▶ [Task prompt] Reproduce every record below exactly as written, leaving out any pictures.

▶ [Listed records]
## Start
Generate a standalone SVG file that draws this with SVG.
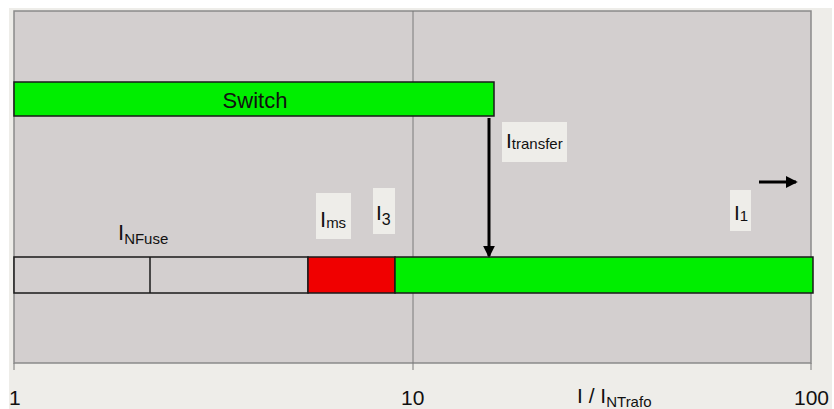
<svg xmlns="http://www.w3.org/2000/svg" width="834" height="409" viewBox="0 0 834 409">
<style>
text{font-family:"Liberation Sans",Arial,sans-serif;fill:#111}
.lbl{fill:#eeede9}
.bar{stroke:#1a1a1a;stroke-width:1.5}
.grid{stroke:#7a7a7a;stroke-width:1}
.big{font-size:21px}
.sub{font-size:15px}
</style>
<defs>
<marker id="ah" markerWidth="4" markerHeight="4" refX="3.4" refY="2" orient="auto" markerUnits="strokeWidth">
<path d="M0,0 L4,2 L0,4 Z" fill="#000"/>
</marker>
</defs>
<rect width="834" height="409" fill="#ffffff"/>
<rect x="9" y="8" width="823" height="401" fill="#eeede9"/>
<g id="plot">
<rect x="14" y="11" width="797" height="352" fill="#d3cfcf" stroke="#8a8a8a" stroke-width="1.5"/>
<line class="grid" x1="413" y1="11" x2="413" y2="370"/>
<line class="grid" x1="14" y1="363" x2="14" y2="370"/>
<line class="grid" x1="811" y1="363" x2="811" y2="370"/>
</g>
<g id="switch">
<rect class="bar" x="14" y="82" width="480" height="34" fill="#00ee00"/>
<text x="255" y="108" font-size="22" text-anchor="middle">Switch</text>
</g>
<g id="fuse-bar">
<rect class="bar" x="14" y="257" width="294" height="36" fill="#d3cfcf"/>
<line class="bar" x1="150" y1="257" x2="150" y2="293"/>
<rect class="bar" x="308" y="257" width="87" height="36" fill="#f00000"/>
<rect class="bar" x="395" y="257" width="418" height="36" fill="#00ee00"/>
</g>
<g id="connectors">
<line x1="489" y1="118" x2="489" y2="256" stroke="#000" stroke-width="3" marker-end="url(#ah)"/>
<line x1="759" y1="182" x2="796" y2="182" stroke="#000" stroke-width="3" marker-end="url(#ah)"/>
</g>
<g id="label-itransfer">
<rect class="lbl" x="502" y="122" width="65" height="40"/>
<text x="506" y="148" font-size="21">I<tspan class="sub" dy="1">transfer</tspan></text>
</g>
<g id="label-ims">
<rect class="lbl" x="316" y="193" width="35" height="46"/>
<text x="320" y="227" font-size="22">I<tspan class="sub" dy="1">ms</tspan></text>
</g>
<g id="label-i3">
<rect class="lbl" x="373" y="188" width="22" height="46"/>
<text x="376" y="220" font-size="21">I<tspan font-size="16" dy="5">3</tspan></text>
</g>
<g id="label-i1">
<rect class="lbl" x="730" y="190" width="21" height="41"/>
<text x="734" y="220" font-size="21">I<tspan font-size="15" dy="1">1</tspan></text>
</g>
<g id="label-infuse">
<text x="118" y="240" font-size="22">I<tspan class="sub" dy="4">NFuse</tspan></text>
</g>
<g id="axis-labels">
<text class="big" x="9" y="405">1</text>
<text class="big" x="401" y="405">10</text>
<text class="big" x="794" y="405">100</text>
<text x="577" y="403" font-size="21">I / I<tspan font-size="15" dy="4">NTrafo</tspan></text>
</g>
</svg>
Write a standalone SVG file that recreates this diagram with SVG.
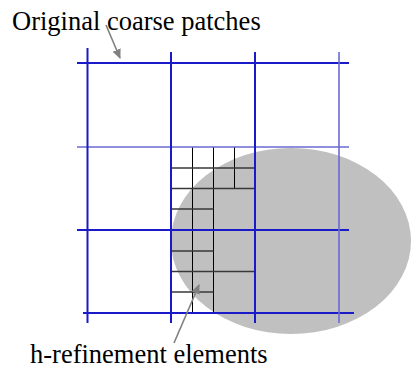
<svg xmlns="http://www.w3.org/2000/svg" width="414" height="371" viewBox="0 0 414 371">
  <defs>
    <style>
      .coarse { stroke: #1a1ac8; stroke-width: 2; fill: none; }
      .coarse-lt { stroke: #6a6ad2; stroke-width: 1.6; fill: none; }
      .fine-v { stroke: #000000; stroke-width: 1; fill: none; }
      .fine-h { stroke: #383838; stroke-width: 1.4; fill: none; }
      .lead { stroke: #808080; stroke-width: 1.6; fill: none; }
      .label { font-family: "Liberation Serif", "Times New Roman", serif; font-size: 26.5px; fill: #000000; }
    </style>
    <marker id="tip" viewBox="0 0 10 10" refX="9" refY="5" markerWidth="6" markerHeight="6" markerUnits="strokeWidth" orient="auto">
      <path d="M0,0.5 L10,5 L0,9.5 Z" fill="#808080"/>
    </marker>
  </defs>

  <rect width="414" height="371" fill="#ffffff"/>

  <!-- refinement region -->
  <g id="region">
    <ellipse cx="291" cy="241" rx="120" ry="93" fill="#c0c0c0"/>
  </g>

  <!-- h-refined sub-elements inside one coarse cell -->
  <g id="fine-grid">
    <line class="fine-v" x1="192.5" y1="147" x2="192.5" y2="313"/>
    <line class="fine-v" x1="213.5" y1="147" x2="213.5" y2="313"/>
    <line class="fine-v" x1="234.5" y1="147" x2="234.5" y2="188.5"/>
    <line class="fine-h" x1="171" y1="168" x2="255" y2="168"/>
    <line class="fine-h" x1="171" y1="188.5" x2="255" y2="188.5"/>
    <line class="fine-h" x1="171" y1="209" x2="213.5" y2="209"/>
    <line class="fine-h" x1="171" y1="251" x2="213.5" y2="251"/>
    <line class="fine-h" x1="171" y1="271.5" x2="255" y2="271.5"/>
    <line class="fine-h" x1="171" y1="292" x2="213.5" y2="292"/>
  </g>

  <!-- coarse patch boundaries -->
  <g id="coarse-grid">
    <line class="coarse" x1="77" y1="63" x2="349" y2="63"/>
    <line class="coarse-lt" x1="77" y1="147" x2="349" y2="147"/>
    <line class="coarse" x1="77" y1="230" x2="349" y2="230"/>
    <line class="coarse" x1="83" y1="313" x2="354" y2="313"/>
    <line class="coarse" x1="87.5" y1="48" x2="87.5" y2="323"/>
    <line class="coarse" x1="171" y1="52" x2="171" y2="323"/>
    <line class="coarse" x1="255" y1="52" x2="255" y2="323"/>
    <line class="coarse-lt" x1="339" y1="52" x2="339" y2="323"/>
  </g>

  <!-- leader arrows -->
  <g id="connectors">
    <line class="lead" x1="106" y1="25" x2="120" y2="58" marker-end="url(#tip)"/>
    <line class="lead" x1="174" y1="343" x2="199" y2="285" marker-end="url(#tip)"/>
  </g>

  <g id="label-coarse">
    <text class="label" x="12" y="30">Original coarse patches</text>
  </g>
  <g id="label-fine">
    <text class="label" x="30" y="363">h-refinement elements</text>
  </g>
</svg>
## End
▶ [Answer to this problem]
Generate a standalone SVG file that draws this with SVG.
<svg xmlns="http://www.w3.org/2000/svg" width="834" height="409" viewBox="0 0 834 409">
<style>
text{font-family:"Liberation Sans",Arial,sans-serif;fill:#111}
.lbl{fill:#eeede9}
.bar{stroke:#1a1a1a;stroke-width:1.5}
.grid{stroke:#7a7a7a;stroke-width:1}
.big{font-size:21px}
.sub{font-size:15px}
</style>
<defs>
<marker id="ah" markerWidth="4" markerHeight="4" refX="3.4" refY="2" orient="auto" markerUnits="strokeWidth">
<path d="M0,0 L4,2 L0,4 Z" fill="#000"/>
</marker>
</defs>
<rect width="834" height="409" fill="#ffffff"/>
<rect x="9" y="8" width="823" height="401" fill="#eeede9"/>
<g id="plot">
<rect x="14" y="11" width="797" height="352" fill="#d3cfcf" stroke="#8a8a8a" stroke-width="1.5"/>
<line class="grid" x1="413" y1="11" x2="413" y2="370"/>
<line class="grid" x1="14" y1="363" x2="14" y2="370"/>
<line class="grid" x1="811" y1="363" x2="811" y2="370"/>
</g>
<g id="switch">
<rect class="bar" x="14" y="82" width="480" height="34" fill="#00ee00"/>
<text x="255" y="108" font-size="22" text-anchor="middle">Switch</text>
</g>
<g id="fuse-bar">
<rect class="bar" x="14" y="257" width="294" height="36" fill="#d3cfcf"/>
<line class="bar" x1="150" y1="257" x2="150" y2="293"/>
<rect class="bar" x="308" y="257" width="87" height="36" fill="#f00000"/>
<rect class="bar" x="395" y="257" width="418" height="36" fill="#00ee00"/>
</g>
<g id="connectors">
<line x1="489" y1="118" x2="489" y2="256" stroke="#000" stroke-width="3" marker-end="url(#ah)"/>
<line x1="759" y1="182" x2="796" y2="182" stroke="#000" stroke-width="3" marker-end="url(#ah)"/>
</g>
<g id="label-itransfer">
<rect class="lbl" x="502" y="122" width="65" height="40"/>
<text x="506" y="148" font-size="21">I<tspan class="sub" dy="1">transfer</tspan></text>
</g>
<g id="label-ims">
<rect class="lbl" x="316" y="193" width="35" height="46"/>
<text x="320" y="227" font-size="22">I<tspan class="sub" dy="1">ms</tspan></text>
</g>
<g id="label-i3">
<rect class="lbl" x="373" y="188" width="22" height="46"/>
<text x="376" y="220" font-size="21">I<tspan font-size="16" dy="5">3</tspan></text>
</g>
<g id="label-i1">
<rect class="lbl" x="730" y="190" width="21" height="41"/>
<text x="734" y="220" font-size="21">I<tspan font-size="15" dy="1">1</tspan></text>
</g>
<g id="label-infuse">
<text x="118" y="240" font-size="22">I<tspan class="sub" dy="4">NFuse</tspan></text>
</g>
<g id="axis-labels">
<text class="big" x="9" y="405">1</text>
<text class="big" x="401" y="405">10</text>
<text class="big" x="794" y="405">100</text>
<text x="577" y="403" font-size="21">I / I<tspan font-size="15" dy="4">NTrafo</tspan></text>
</g>
</svg>
Write a standalone SVG file that recreates this diagram with SVG.
<svg xmlns="http://www.w3.org/2000/svg" width="414" height="371" viewBox="0 0 414 371">
  <defs>
    <style>
      .coarse { stroke: #1a1ac8; stroke-width: 2; fill: none; }
      .coarse-lt { stroke: #6a6ad2; stroke-width: 1.6; fill: none; }
      .fine-v { stroke: #000000; stroke-width: 1; fill: none; }
      .fine-h { stroke: #383838; stroke-width: 1.4; fill: none; }
      .lead { stroke: #808080; stroke-width: 1.6; fill: none; }
      .label { font-family: "Liberation Serif", "Times New Roman", serif; font-size: 26.5px; fill: #000000; }
    </style>
    <marker id="tip" viewBox="0 0 10 10" refX="9" refY="5" markerWidth="6" markerHeight="6" markerUnits="strokeWidth" orient="auto">
      <path d="M0,0.5 L10,5 L0,9.5 Z" fill="#808080"/>
    </marker>
  </defs>

  <rect width="414" height="371" fill="#ffffff"/>

  <!-- refinement region -->
  <g id="region">
    <ellipse cx="291" cy="241" rx="120" ry="93" fill="#c0c0c0"/>
  </g>

  <!-- h-refined sub-elements inside one coarse cell -->
  <g id="fine-grid">
    <line class="fine-v" x1="192.5" y1="147" x2="192.5" y2="313"/>
    <line class="fine-v" x1="213.5" y1="147" x2="213.5" y2="313"/>
    <line class="fine-v" x1="234.5" y1="147" x2="234.5" y2="188.5"/>
    <line class="fine-h" x1="171" y1="168" x2="255" y2="168"/>
    <line class="fine-h" x1="171" y1="188.5" x2="255" y2="188.5"/>
    <line class="fine-h" x1="171" y1="209" x2="213.5" y2="209"/>
    <line class="fine-h" x1="171" y1="251" x2="213.5" y2="251"/>
    <line class="fine-h" x1="171" y1="271.5" x2="255" y2="271.5"/>
    <line class="fine-h" x1="171" y1="292" x2="213.5" y2="292"/>
  </g>

  <!-- coarse patch boundaries -->
  <g id="coarse-grid">
    <line class="coarse" x1="77" y1="63" x2="349" y2="63"/>
    <line class="coarse-lt" x1="77" y1="147" x2="349" y2="147"/>
    <line class="coarse" x1="77" y1="230" x2="349" y2="230"/>
    <line class="coarse" x1="83" y1="313" x2="354" y2="313"/>
    <line class="coarse" x1="87.5" y1="48" x2="87.5" y2="323"/>
    <line class="coarse" x1="171" y1="52" x2="171" y2="323"/>
    <line class="coarse" x1="255" y1="52" x2="255" y2="323"/>
    <line class="coarse-lt" x1="339" y1="52" x2="339" y2="323"/>
  </g>

  <!-- leader arrows -->
  <g id="connectors">
    <line class="lead" x1="106" y1="25" x2="120" y2="58" marker-end="url(#tip)"/>
    <line class="lead" x1="174" y1="343" x2="199" y2="285" marker-end="url(#tip)"/>
  </g>

  <g id="label-coarse">
    <text class="label" x="12" y="30">Original coarse patches</text>
  </g>
  <g id="label-fine">
    <text class="label" x="30" y="363">h-refinement elements</text>
  </g>
</svg>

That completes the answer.